In one scene, they chat whilst sat on the toilet. It is this striking, if
crude, setting which frames their opinions on art for the duration of the
scene. ‘Before Picasso’, one says, ‘art was normal’. The pair then wipe their
arses with the paper on which Petr Pavlensky’s statement defending his act of
setting fire to a government building’s door is written. There’s a difference, they
see, between art as in paintings and art that is nailing your scrotum to a public
square or setting fire to something. What are the limitations of art and when
does it stop being considered art? Elsewhere in the performance, someone recites
a poem (the surtitles of which we are aptly denied) in a bath whilst another
performer repeatedly tries to drown her. It is uncomfortable to watch not least
because it is clear that her head is apparently forcibly underwater for some
time. Later, there is a prolonged section where two men fight, a birds’ eye
view of which is projected onto the screen. It isn’t too forceful and is
perhaps choreographed but the energy and physicality afforded to it and the
subtle application of an ice pack afterwards suggests that it was more ‘real’

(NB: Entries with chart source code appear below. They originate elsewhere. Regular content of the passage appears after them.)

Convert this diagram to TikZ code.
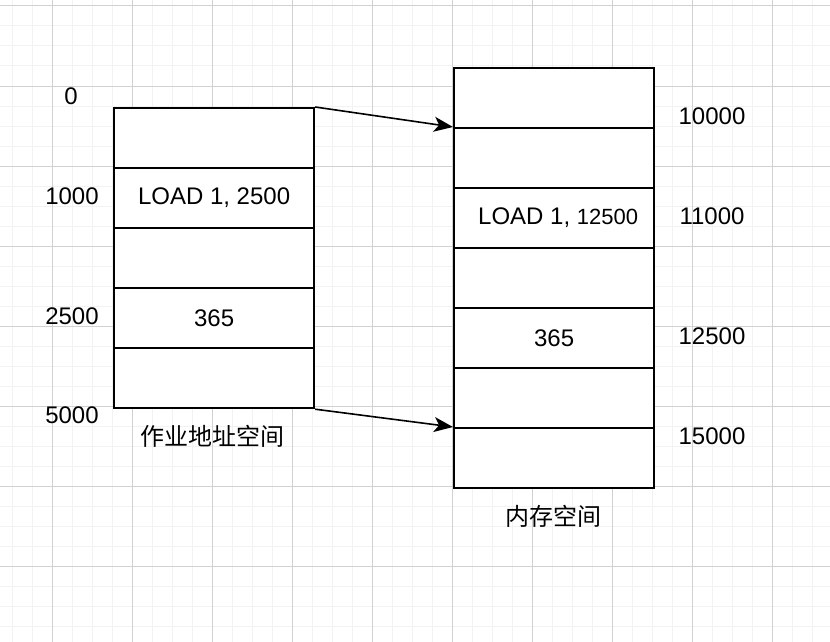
\documentclass[tikz,border=0pt]{standalone}
\usepackage{fontspec}
\setmainfont{Liberation Sans}
\newfontfamily\cjk{Noto Sans CJK SC}
\usetikzlibrary{arrows.meta}
\begin{document}
\begin{tikzpicture}[x=1pt,y=-1pt,
  cell/.style={draw=black,fill=white,line width=2.2pt,minimum width=200pt,minimum height=60pt,inner sep=0pt,anchor=north west,font=\fontsize{24}{26}\selectfont},
  lbl/.style={inner sep=0pt,font=\fontsize{24}{26}\selectfont},
  arr/.style={line width=1.6pt,-{Stealth[length=19pt,width=15pt,inset=5pt]}}]
\useasboundingbox (0,0) rectangle (830,642);
\fill[white] (0,0) rectangle (830,642);
% grid
\foreach \x in {12,32,...,830} \draw[color=black!5,line width=1pt] (\x,0) -- (\x,642);
\foreach \y in {6,26,...,642} \draw[color=black!5,line width=1pt] (0,\y) -- (830,\y);
\foreach \x in {52,132,...,830} \draw[color=black!18,line width=1pt] (\x,0) -- (\x,642);
\foreach \y in {6,86,...,642} \draw[color=black!18,line width=1pt] (0,\y) -- (830,\y);
% left box
\node[cell] (L0) at (113,107) {};
\node[cell] (L1) at (113,167) {LOAD 1, 2500};
\node[cell] (L2) at (113,227) {};
\node[cell] (L3) at (113,287) {365};
\node[cell] (L4) at (113,347) {};
% right box
\node[cell] (R0) at (453,67) {};
\node[cell] (R1) at (453,127) {};
\node[cell] (R2) at (453,187) {\hspace*{8pt}LOAD 1, {\fontsize{22}{26}\selectfont 12500}};
\node[cell] (R3) at (453,247) {};
\node[cell] (R4) at (453,307) {365};
\node[cell] (R5) at (453,367) {};
\node[cell] (R6) at (453,427) {};
% labels left
\node[lbl] (a0) at (71,96) {0};
\node[lbl] (a1) at (72,196) {1000};
\node[lbl] (a2) at (72,316) {2500};
\node[lbl] (a3) at (72,415) {5000};
\node[lbl,font=\cjk\fontsize{24}{26}\selectfont] (ta) at (212,436) {作业地址空间};
% labels right
\node[lbl] (b0) at (712,116) {10000};
\node[lbl] (b1) at (712,216) {11000};
\node[lbl] (b2) at (712,336) {12500};
\node[lbl] (b3) at (712,436) {15000};
\node[lbl,font=\cjk\fontsize{24}{26}\selectfont] (tb) at (553,516) {内存空间};
% arrows
\draw[arr] (L0.north east) -- (R1.north west);
\draw[arr] (L4.south east) -- (R6.north west);
\end{tikzpicture}
\end{document}
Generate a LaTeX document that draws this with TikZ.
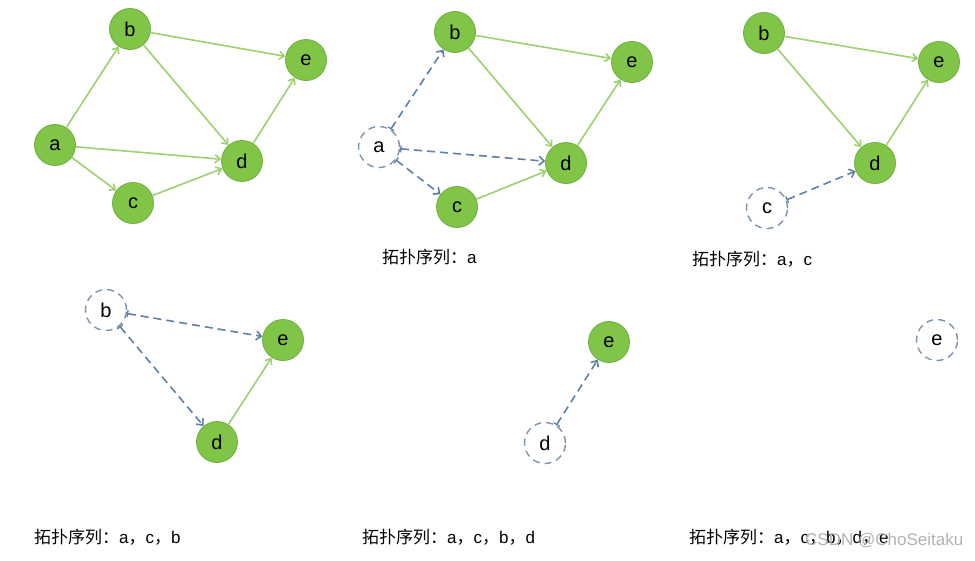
\documentclass[tikz,border=0pt]{standalone}
\usepackage{fontspec}
\setmainfont{Liberation Sans}
\newfontfamily\cjk{Noto Sans CJK SC}
\newcommand{\zh}[1]{{\cjk #1}}
\usetikzlibrary{arrows.meta}
\definecolor{nodegreen}{HTML}{80C548}
\definecolor{nodeborder}{HTML}{6FAE3C}
\definecolor{edgegreen}{HTML}{9DD070}
\definecolor{dashblue}{HTML}{5E80A8}
\definecolor{circblue}{HTML}{7F95AD}
\tikzset{
  gnode/.style={circle, fill=nodegreen, draw=nodeborder, line width=0.8pt, minimum size=41pt, inner sep=0pt, font=\fontsize{20}{20}\selectfont},
  dnode/.style={circle, fill=white, draw=circblue, line width=1.4pt, dash pattern=on 7pt off 5pt, minimum size=41pt, inner sep=0pt, font=\fontsize{20}{20}\selectfont},
  gedge/.style={draw=edgegreen, line width=1.6pt, -{Straight Barb[length=5pt,width=8pt]}},
  dedge/.style={draw=dashblue, line width=1.6pt, dash pattern=on 8pt off 5pt, {Bar[width=7pt,line width=1.3pt]}-{Straight Barb[length=5pt,width=9pt]}},
  seqlabel/.style={anchor=west, inner sep=0pt, font=\fontsize{17}{17}\selectfont},
}
\begin{document}
\begin{tikzpicture}[x=1pt, y=-1pt]
\useasboundingbox (0,0) rectangle (975,560);
% panel 1
\node[gnode] (b1) at (130,29) {b};
\node[gnode] (e1) at (306,60) {e};
\node[gnode] (a1) at (55,145) {a};
\node[gnode] (d1) at (242,161) {d};
\node[gnode] (c1) at (133,203) {c};
\draw[gedge] (a1) -- (b1);
\draw[gedge] (a1) -- (c1);
\draw[gedge] (a1) -- (d1);
\draw[gedge] (b1) -- (e1);
\draw[gedge] (b1) -- (d1);
\draw[gedge] (c1) -- (d1);
\draw[gedge] (d1) -- (e1);
% panel 2
\node[gnode] (b2) at (455,32) {b};
\node[gnode] (e2) at (632,62) {e};
\node[dnode] (a2) at (379,147) {a};
\node[gnode] (d2) at (566,163) {d};
\node[gnode] (c2) at (457,207) {c};
\draw[dedge] (a2) -- (b2);
\draw[dedge] (a2) -- (c2);
\draw[dedge] (a2) -- (d2);
\draw[gedge] (b2) -- (e2);
\draw[gedge] (b2) -- (d2);
\draw[gedge] (c2) -- (d2);
\draw[gedge] (d2) -- (e2);
\node[seqlabel] (l2) at (382,257) {\zh{拓扑序列：}a};
% panel 3
\node[gnode] (b3) at (764,33) {b};
\node[gnode] (e3) at (939,62) {e};
\node[gnode] (d3) at (875,163) {d};
\node[dnode] (c3) at (767,208) {c};
\draw[dedge] (c3) -- (d3);
\draw[gedge] (b3) -- (e3);
\draw[gedge] (b3) -- (d3);
\draw[gedge] (d3) -- (e3);
\node[seqlabel] (l3) at (692,259) {\zh{拓扑序列：}a\zh{，}c};
% panel 4
\node[dnode] (b4) at (106,310) {b};
\node[gnode] (e4) at (283,340) {e};
\node[gnode] (d4) at (217,442) {d};
\draw[dedge] (b4) -- (e4);
\draw[dedge] (b4) -- (d4);
\draw[gedge] (d4) -- (e4);
\node[seqlabel] (l4) at (34,537) {\zh{拓扑序列：}a\zh{，}c\zh{，}b};
% panel 5
\node[gnode] (e5) at (609,342) {e};
\node[dnode] (d5) at (545,443) {d};
\draw[dedge] (d5) -- (e5);
\node[seqlabel] (l5) at (362,537) {\zh{拓扑序列：}a\zh{，}c\zh{，}b\zh{，}d};
% panel 6
\node[dnode] (e6) at (937,340) {e};
\node[seqlabel] (l6) at (689,537) {\zh{拓扑序列：}a\zh{，}c\zh{，}b\zh{，}d\zh{，}e};
\node[anchor=west, inner sep=0pt, text=black!30, font=\fontsize{17}{17}\selectfont] (wm) at (805,541) {CSDN @ChoSeitaku};
\end{tikzpicture}
\end{document}
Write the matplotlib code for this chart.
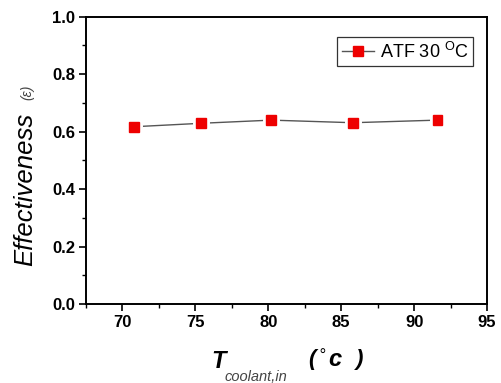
import matplotlib
matplotlib.use("Agg")
import matplotlib.pyplot as plt
import matplotlib.patheffects as pe
from matplotlib.ticker import MultipleLocator
from matplotlib.lines import Line2D

plt.rcParams['font.family'] = ['Liberation Sans', 'DejaVu Sans']
plt.rcParams['mathtext.fontset'] = 'custom'
plt.rcParams['mathtext.rm'] = 'Liberation Sans'

t_coolant = [70.8, 75.4, 80.2, 85.8, 91.6]
effectiveness = [0.617, 0.629, 0.640, 0.631, 0.640]
series_label = "ATF 30 $^{\\mathrm{O}}$C"

W, H = 502, 383
fig = plt.figure(figsize=(W/100, H/100), dpi=100)
ax = fig.add_axes([86/W, 1-304/H, (487-86)/W, (304-16.7)/H])

ax.plot(t_coolant, effectiveness, color='#555555', lw=1.0, zorder=2)
ax.plot(t_coolant, effectiveness, 's', color='#ee0000', ms=7, mec='#ee0000',
        zorder=3, path_effects=[pe.Stroke(linewidth=5, foreground='white'), pe.Normal()])

h = Line2D([], [], color='#555555', lw=1.0, marker='s', ms=7, mfc='#ee0000', mec='#ee0000')
leg = ax.legend([h], [series_label], loc='upper right', bbox_to_anchor=((473-86)/401, (304-37)/287.3),
                borderaxespad=0, fancybox=False, framealpha=1, edgecolor='#333333',
                fontsize=13, handlelength=1.8, handletextpad=0.3, borderpad=0.25)
leg.get_frame().set_linewidth(0.9)

ax.set_xlim(67.5, 95)
ax.set_ylim(0.0, 1.0)
ax.xaxis.set_major_locator(MultipleLocator(5))
ax.xaxis.set_minor_locator(MultipleLocator(2.5))
ax.yaxis.set_major_locator(MultipleLocator(0.2))
ax.yaxis.set_minor_locator(MultipleLocator(0.1))
ax.yaxis.set_major_formatter(matplotlib.ticker.FormatStrFormatter('%.1f'))

for s in ax.spines.values():
    s.set_linewidth(1.4)
ax.tick_params(which='major', direction='out', length=5, width=1.2, labelsize=12, pad=3)
ax.tick_params(which='minor', direction='out', length=3, width=1.0)
for lab in ax.get_xticklabels() + ax.get_yticklabels():
    lab.set_fontweight('bold')

fig.text(25/W, 1-189/H, 'Effectiveness', rotation=90, ha='center', va='center',
         fontsize=18.5, style='italic')
fig.text(27/W, 1-92/H, '(ε)', rotation=90, ha='center', va='center',
         fontsize=10, style='italic', color='#444444')

fig.text(211/W, 1-362/H, 'T', ha='left', va='center', fontsize=17, style='italic', fontweight='bold')
fig.text(225/W, 1-377/H, 'coolant,in', ha='left', va='center', fontsize=10.5, style='italic', color='#444444')
fig.text(308/W, 1-360/H, '(', ha='left', va='center', fontsize=16, style='italic', fontweight='bold')
fig.text(318/W, 1-356/H, '°', ha='left', va='center', fontsize=12, style='italic')
fig.text(328/W, 1-360/H, 'c', ha='left', va='center', fontsize=17, style='italic', fontweight='bold')
fig.text(356/W, 1-360/H, ')', ha='left', va='center', fontsize=16, style='italic', fontweight='bold')

fig.savefig('out.png', dpi=100)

than perhaps first thought.
Burning Doors also gives insight into how, for the
artists, daily life can be as suppressive as prison life, and it goes one step
further by suggesting different forms of torture are commonplace in Russia. We hear
an introspective account of one person waiting to be executed by shooting range
before being let off – a similar situation to that of Dostoyevsky apparently.
Later we see three men forced to hold piles of plates, visibly sweating and
struggling to do so. The piece also impressively incorporates a lot vigorous
physical theatre, ranging from aerial skills to convey the brutality of the
Russian prison system to choreographed ensemble work to conjure the media
circus surrounding Pussy Riot’s trial. Another effective scene shows the interrogation
and torment that the artists can suffer, repeating itself over and over,
getting louder each time until they’re shouting.
Burning Doors is vital theatre. The final image of
three flaming doors is a reminder of the symbolism of the gates of hell and the
difficulties of artists in Russia being labelled political dissidents and
enemies of the state because of their art.
Finally, as the applause died down at the end of the play, a
northern man from the balcony shouted: ‘Gail, Gail, I’ll meet you out front’.
I’m unsure whether he enjoyed it or not but it was a joyous reminder that
theatre can be revolutionary but is also often divisive and surely much more
rich for it.
Burning Doors plays at Curve, Leicester until 27th
August before playing Soho Theatre, London from 31st August to 24th
September. It then tours nationally and internationally until 3rd
December. It will be screened online on 12th October.